Il est écrit : « l’homme ne vivra pas seulement de pain » et l’homme, en effet, étale sur ses tartines des rillettes d’oie, de langue de veau, de cuisse de chapon, à moins que ce ne soit de la terrine de lapin, de la mousse de foie de canard, des rillons, des grillons, des grattons, des frittons ou des chichons. Puis, son appétit ouvert, il mord dans quelques tranches de saucisse sèche finement découpées, s’attable devant un jambon en croûte, ou un boudin aux deux pommes ou une andouillette à la poêle, au four, grillée, en papillote ou à la ficelle. (J’ai connu et fréquenté à Paris, passage de la Bonne-Graine, un restaurant qui avait à son menu sept variétés d’andouillette différentes : de Troyes, de Jargeau, de Cambrai, de Lyon, de Rouen, à la provençale, de l’Argoat.) Pressé un jour d’expliquer à des habitants d’Atlanta (Géorgie) quel était ce mets dont l’anglais n’offre pas de traduction, je soutins qu’il s’agissait tout simplement d’une preuve de l’existence de Dieu.

Il devient de plus en plus difficile de réunir ces preuves. Dans la capitale, le plus réputé des marchands de boudin a cédé la place à un vendeur de bijoux fantaisie que les touristes s’arrachent.

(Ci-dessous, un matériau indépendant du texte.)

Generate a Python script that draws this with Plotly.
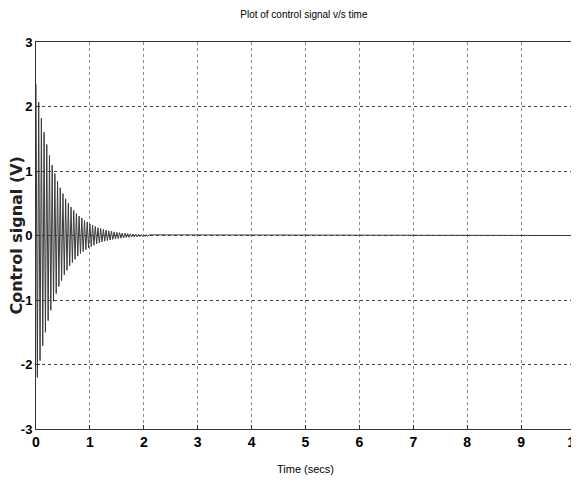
import plotly.graph_objects as go

# Peak values of the control signal, one every 0.025 s
peak_step = 0.025
peaks = [
    2.35, -2.20, 2.07, -1.94, 1.82, -1.71, 1.60, -1.50, 1.41, -1.32,
    1.24, -1.16, 1.09, -1.02, 0.96, -0.90, 0.84, -0.79, 0.74, -0.70,
    0.65, -0.61, 0.57, -0.54, 0.50, -0.47, 0.44, -0.42, 0.39, -0.37,
    0.34, -0.32, 0.30, -0.28, 0.27, -0.25, 0.23, -0.22, 0.21, -0.19,
    0.18, -0.17, 0.16, -0.15, 0.14, -0.13, 0.12, -0.115, 0.108, -0.101,
    0.095, -0.089, 0.084, -0.078, 0.073, -0.069, 0.065, -0.061, 0.057, -0.053,
    0.050, -0.047, 0.044, -0.041, 0.038, -0.036, 0.034, -0.032, 0.030, -0.028,
    0.026, -0.024, 0.023, -0.021, 0.020, -0.019, 0.018, -0.016, 0.015, -0.014,
    0.013, -0.013, 0.012, -0.011, 0.010,
]
t_end = 10.0
final_value = 0.0

time = [round(i * peak_step, 4) for i in range(len(peaks))] + [t_end]
signal = peaks + [final_value]

x_ticks = [0, 1, 2, 3, 4, 5, 6, 7, 8, 9, 10]
y_ticks = [-3, -2, -1, 0, 1, 2, 3]

fig = go.Figure()
fig.add_trace(go.Scatter(
    x=time, y=signal, mode="lines",
    line=dict(color="#3a3a3a", width=1),
    showlegend=False,
))

narrow = "Liberation Sans Narrow, Arial Narrow, Liberation Sans, Arial"
# page has an 8px body margin, so the figure is sized to the visible area
fig.update_layout(
    width=571, height=475,
    margin=dict(l=28, r=4, t=34, b=54),
    paper_bgcolor="white", plot_bgcolor="white",
    title=dict(text="Plot of control signal v/s time", xref="paper", x=0.497,
               xanchor="center", y=0.987, yanchor="middle",
               font=dict(family=narrow, size=10, color="black")),
    font=dict(family=narrow, color="black"),
    annotations=[dict(
        text="Control signal (V)", textangle=-90,
        xref="paper", yref="paper", x=-0.0371, y=0.5,
        xanchor="center", yanchor="middle", showarrow=False,
        font=dict(family="DejaVu Sans, Liberation Sans, Arial", size=16, color="#222", weight="bold"),
    )],
)
fig.update_xaxes(
    range=[0, 10], tickvals=x_ticks, ticktext=[str(v) for v in x_ticks],
    showgrid=True, gridcolor="#888", griddash="dot", gridwidth=1,
    showline=True, linecolor="#333", linewidth=1, mirror=True,
    ticks="inside", ticklen=4, tickcolor="#333",
    tickfont=dict(family=narrow, size=14, color="black", weight="bold"),
    ticklabeloverflow="allow", ticklabelstandoff=0,
    zeroline=False, automargin=False,
    title=dict(text="Time (secs)", standoff=16,
               font=dict(family=narrow, size=11, color="black")),
)
fig.update_yaxes(
    range=[-3, 3], tickvals=y_ticks, ticktext=[str(v) for v in y_ticks],
    showgrid=True, gridcolor="#444", griddash="dot", gridwidth=1,
    showline=True, linecolor="#333", linewidth=1, mirror=True,
    ticks="inside", ticklen=4, tickcolor="#333",
    tickfont=dict(family=narrow, size=13, color="black", weight="bold"),
    ticklabeloverflow="allow", ticklabelstandoff=0,
    zeroline=False, automargin=False,
)

fig.write_html("out.html")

Le plus estimé débit de francforts, de jarret, de montbéliards et de palette s’est mué en épicerie coréenne. L’impératif social catégorique de la minceur est venu à bout d’autres échoppes où pendaient les trésors de la salaison…

Chaque troisième dimanche de novembre, sans interruption depuis 1808, en l’église Saint-Eustache, dans l’ancien quartier des Halles, on célèbre la messe du souvenir des charcutiers. La confrérie de Saint-Antoine s’y rassemble pour honorer la mémoire de ses membres décédés dans l’année, avant d’offrir aux fidèles un savoureux buffet dressé dans l’abside et arrosé de vin nouveau. Il y a fort à craindre que ce pieux rassemblement ne serve bientôt plus qu’à pleurer la disparition de leur art, celui des anciens chaircuitiers, dont la profession fut si opulente qu’elle fit ériger un immeuble entier, rue Bachaumont, à quelques pas des regrettés pavillons de Baltard. L’entrée en est ornée de somptueuses plaques de marbre gravées à l’or fin encadrant un majestueux escalier de chêne à double volée surmonté d’un vitrail à la gloire de l’aimable métier de ceux qui firent bâtir ce temple. On ne visite pas : l’endroit a été vendu à une agence de graphisme : O tempora, o mores, sic transit gloria porci.

Toutefois, une lueur d’espoir brille dans ces ténèbres. La locavoracité ne se limitant pas aux légumes, on voit de plus en plus d’éleveurs offrir des produits de leur façon. Ventrèche, saucisses, fricandeaux, jambonneaux, coppa, pâté de tête : bien des paysans ont su trouver les moyens de valoriser leurs troupeaux de cochons en transformant eux-mêmes leurs bêtes. Le surcoût dû à l’expédition est raisonnable pour peu que la commande soit de conséquence, et, compte tenu des prix pratiqués sur les lieux de production, on peut considérer que l’amateur paierait plus cher les mêmes produits achetés dans une charcuterie en ville, à  condition qu’il en trouve une qui ne se soit pas transformée en fournisseur de sandwiches pour hipsters. Hélas, la multiplication des normes menace sournoisement ces producteurs locaux qui voient le glyphosate autorisé tandis que le poids de sel entrant dans leurs préparations fait l’objet de contrôles tatillons. Allez prouver l’existence de Dieu avec du jambon sous cellophane.